• **Given information**

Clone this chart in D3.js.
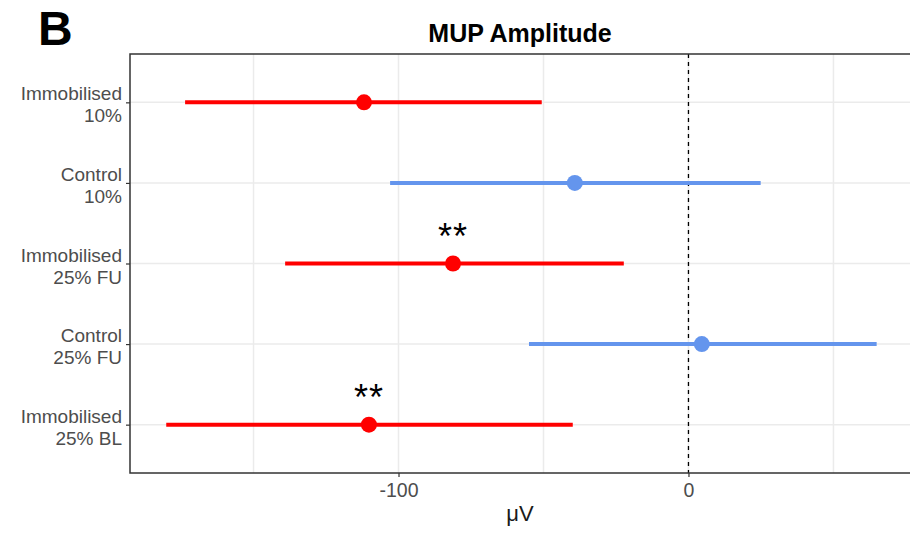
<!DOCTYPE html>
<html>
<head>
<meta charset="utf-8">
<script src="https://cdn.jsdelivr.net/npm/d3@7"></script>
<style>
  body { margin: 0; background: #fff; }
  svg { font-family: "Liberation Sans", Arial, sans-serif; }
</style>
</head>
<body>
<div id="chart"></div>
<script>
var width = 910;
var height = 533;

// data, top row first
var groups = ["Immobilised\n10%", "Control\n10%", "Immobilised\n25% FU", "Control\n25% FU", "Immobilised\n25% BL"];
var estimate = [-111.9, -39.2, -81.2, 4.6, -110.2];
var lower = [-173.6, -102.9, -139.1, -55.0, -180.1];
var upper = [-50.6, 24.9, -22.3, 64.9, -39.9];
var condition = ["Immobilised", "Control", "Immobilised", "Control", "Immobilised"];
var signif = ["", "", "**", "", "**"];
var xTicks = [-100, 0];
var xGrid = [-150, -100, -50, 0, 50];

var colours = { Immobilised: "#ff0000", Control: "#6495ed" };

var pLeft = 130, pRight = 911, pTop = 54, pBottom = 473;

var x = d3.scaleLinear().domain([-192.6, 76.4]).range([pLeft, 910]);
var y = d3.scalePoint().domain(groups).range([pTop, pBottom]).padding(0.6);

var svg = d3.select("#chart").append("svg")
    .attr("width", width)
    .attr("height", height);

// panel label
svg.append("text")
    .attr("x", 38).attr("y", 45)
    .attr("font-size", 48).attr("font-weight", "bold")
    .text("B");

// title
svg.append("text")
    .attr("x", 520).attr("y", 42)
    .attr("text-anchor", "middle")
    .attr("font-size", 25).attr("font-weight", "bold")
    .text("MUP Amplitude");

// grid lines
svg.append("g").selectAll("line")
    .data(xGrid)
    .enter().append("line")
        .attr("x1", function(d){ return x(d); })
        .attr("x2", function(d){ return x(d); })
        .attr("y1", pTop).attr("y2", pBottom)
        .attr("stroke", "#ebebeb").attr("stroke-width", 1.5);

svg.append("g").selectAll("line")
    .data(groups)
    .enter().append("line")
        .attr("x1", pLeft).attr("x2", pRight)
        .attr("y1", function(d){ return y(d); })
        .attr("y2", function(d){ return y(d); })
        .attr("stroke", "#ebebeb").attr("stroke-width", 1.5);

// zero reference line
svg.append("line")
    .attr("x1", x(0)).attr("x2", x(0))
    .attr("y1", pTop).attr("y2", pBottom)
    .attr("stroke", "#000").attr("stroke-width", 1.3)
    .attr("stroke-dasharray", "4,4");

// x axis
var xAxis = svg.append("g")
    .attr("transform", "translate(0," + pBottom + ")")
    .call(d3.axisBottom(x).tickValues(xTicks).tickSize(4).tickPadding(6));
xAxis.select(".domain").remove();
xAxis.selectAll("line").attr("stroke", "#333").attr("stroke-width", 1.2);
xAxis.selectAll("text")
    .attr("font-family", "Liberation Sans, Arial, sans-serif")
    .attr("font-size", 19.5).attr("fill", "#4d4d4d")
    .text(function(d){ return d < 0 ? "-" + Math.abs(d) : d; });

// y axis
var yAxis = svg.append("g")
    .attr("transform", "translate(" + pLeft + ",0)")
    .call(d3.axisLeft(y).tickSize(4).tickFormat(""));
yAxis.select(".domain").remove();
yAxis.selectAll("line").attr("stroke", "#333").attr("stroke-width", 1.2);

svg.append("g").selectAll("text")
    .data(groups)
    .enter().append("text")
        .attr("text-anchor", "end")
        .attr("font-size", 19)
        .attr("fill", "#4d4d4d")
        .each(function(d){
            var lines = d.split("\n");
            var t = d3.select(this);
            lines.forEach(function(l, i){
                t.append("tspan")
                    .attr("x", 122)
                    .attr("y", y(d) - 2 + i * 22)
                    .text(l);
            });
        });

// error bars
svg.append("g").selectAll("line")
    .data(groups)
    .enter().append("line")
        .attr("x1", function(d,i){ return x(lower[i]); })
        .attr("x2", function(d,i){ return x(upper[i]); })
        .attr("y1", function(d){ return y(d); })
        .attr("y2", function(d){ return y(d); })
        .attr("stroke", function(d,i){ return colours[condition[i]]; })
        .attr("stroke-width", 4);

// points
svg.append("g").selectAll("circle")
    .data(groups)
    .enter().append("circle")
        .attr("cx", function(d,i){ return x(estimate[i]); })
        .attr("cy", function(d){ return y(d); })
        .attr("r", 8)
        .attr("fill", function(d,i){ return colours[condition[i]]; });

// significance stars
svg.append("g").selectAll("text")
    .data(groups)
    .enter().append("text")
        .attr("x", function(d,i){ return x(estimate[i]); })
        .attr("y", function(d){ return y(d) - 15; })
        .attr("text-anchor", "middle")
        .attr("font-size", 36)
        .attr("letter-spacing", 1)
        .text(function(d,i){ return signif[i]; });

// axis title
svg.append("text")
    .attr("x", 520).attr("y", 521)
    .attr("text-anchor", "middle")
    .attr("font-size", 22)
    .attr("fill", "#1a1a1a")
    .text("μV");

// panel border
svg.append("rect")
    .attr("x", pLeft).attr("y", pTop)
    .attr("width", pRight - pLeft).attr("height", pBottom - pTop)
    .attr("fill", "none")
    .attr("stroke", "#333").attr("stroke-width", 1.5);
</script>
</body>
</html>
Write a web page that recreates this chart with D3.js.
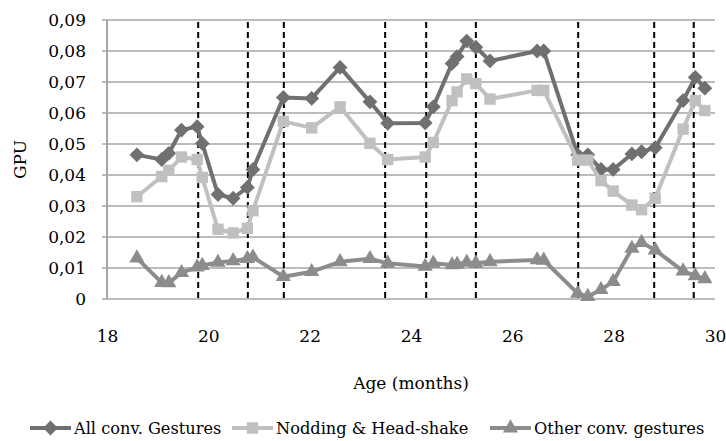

• **Description of the task**
Give again, word for word, every line from the top of the data above to the line holding "var height = 533;", inclusive, with the pictures left out.

• **Correct answer**
Clone this chart in D3.js.
<!DOCTYPE html>
<html>
<head>
<meta charset="utf-8">
<script src="https://cdn.jsdelivr.net/npm/d3@7"></script>
<style>
  body { margin: 0; background: #fff; }
  svg { font-family: "Liberation Sans", Arial, sans-serif; }
</style>
</head>
<body>
<div id="chart"></div>
<script>
var width = 910;
var height = 533;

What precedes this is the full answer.